June 11, 2013 | By Sikh Siyasat Bureau
London, United Kingdom (June 11, 2013): According to police estimates the number Sikhs protesting each year in June in central London continues to grow. This year the police estimated numbers increased by 15-20% on last year. Last year numbers grew by 30%.
Sikhs gathered from 11am in London close to the Indian High Commission to mark the 29th anniversary of the Indian army attack on the Golden Temple complex in Amritsar in June 1984.
The remembrance march led by the Panj Pyare (five beloved ones) with swords drawn began at the junction of the Strand and Surrey Street at around 1pm.
The march headed for Trafalgar Square and then through Whitehall where Sikh representatives delivered by hand a memorandum for the British Prime Minister, David Cameron will stop at 10 Downing Street.
This year the memorandum was delivered a few months after David Cameron became the first ever sitting British Prime Minister to visit and pay his respects at the Golden Temple. Sikhs said they were hopeful the Prime Minister now has a much better understanding why Sikhs worldwide remain deeply dismayed and angered by the actions of the Indian authorities in sending in troops to the holiest of holy places for the Sikhs and killing hundreds if not thousands of pilgrims – innocent men, women and children.
On the back of David Cameron’s visit and first-hand experience of the Golden Temple Sikhs renewed their call for the support of the British Government as a permanent member of the UN Security Council to tackle the continued injustices Sikhs face within India.
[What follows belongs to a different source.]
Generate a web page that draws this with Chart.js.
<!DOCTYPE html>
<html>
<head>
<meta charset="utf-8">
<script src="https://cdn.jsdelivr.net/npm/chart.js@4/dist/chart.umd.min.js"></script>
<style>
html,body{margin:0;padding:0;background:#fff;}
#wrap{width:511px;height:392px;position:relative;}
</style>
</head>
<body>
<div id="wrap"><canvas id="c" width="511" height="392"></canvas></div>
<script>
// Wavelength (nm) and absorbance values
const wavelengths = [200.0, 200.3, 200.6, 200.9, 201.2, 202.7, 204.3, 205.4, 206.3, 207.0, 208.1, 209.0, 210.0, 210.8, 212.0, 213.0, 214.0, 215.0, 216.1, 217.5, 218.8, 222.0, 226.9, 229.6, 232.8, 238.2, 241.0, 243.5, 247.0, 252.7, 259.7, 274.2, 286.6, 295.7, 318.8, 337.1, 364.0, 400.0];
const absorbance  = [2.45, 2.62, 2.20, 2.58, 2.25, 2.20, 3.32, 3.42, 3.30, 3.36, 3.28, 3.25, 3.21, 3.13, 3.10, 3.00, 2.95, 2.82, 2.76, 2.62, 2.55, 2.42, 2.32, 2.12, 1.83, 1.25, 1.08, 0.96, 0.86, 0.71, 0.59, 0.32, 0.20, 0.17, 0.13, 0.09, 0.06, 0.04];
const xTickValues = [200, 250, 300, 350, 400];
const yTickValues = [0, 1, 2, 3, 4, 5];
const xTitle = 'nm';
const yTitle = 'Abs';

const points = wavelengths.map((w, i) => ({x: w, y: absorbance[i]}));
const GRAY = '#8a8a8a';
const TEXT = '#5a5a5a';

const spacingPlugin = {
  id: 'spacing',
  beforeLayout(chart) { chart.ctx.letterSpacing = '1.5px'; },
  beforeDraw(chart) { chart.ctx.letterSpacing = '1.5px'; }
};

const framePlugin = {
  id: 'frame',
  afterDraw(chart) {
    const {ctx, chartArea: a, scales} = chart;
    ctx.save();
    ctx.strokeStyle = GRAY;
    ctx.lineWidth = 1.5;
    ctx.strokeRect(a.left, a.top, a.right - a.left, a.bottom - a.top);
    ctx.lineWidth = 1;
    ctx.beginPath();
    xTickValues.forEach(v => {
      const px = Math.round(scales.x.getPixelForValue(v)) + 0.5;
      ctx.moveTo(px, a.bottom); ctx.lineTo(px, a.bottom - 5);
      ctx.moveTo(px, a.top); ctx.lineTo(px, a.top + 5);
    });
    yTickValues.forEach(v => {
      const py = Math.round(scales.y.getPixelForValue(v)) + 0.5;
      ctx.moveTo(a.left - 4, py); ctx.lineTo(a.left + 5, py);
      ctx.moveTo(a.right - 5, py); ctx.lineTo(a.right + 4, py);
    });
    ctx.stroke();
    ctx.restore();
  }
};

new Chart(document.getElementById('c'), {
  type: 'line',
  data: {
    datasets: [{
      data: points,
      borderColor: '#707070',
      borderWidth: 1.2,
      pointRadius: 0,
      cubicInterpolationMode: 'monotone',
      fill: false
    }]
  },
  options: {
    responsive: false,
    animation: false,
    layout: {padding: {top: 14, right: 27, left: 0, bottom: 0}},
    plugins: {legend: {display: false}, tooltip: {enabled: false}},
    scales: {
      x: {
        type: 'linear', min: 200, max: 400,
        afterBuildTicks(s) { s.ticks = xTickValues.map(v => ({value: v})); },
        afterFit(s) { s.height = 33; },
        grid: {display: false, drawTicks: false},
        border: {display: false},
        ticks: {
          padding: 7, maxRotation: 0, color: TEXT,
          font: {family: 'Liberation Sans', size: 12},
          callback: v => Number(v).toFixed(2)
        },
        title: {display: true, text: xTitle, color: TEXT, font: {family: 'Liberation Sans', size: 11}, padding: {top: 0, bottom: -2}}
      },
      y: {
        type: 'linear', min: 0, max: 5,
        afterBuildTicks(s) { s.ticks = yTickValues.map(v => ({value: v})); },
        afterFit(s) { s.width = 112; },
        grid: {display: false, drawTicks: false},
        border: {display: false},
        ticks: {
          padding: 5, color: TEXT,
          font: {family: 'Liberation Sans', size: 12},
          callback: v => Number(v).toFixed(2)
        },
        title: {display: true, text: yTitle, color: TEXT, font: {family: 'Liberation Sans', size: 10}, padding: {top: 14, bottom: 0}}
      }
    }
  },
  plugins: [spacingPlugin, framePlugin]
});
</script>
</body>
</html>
This includes asking for an Independent UN led enquiry into the treatment of Sikhs in India from June 1984 onwards.
Bhai Amrik Singh, the Chair of the Sikh Federation (UK) said: ‘29 years later we can confidently say ‘Justice delayed is Justice denied’ – We can no longer get justice in India. Ultimately, the only solution to conflict in Punjab will lie in the exercise of self-determination by the Sikhs, in accordance with international law, by which means the Sikhs will be able to protect themselves, their natural resources and their “honour, dignity and independence”. We are committed to peaceably establishing an independent sovereign Sikh homeland, a state often referred to as Khalistan that will provide lasting stability in the region.’
After calling at 10 Downing Street the march continued past the Foreign and Commonwealth Office, entered Parliament Square, past the Houses of Parliament and ended with a two hour freedom rally in the Millbank lining the River Thames.
In the last 12 months there has been unprecedented activity by British Sikhs in relation to human rights and the use of the death penalty in India. A 100,000+ petition was handed in at 10 Downing Street in December 2012, a Parliamentary debate on the death penalty in India took place in February 2013 and continued peaceful demonstrations have also taken place, including a mass protest on 15 April 2013 regarding the failings of the Indian judicial and political system as regards the imminent hanging of Professor Davinderpal Singh Bhullar.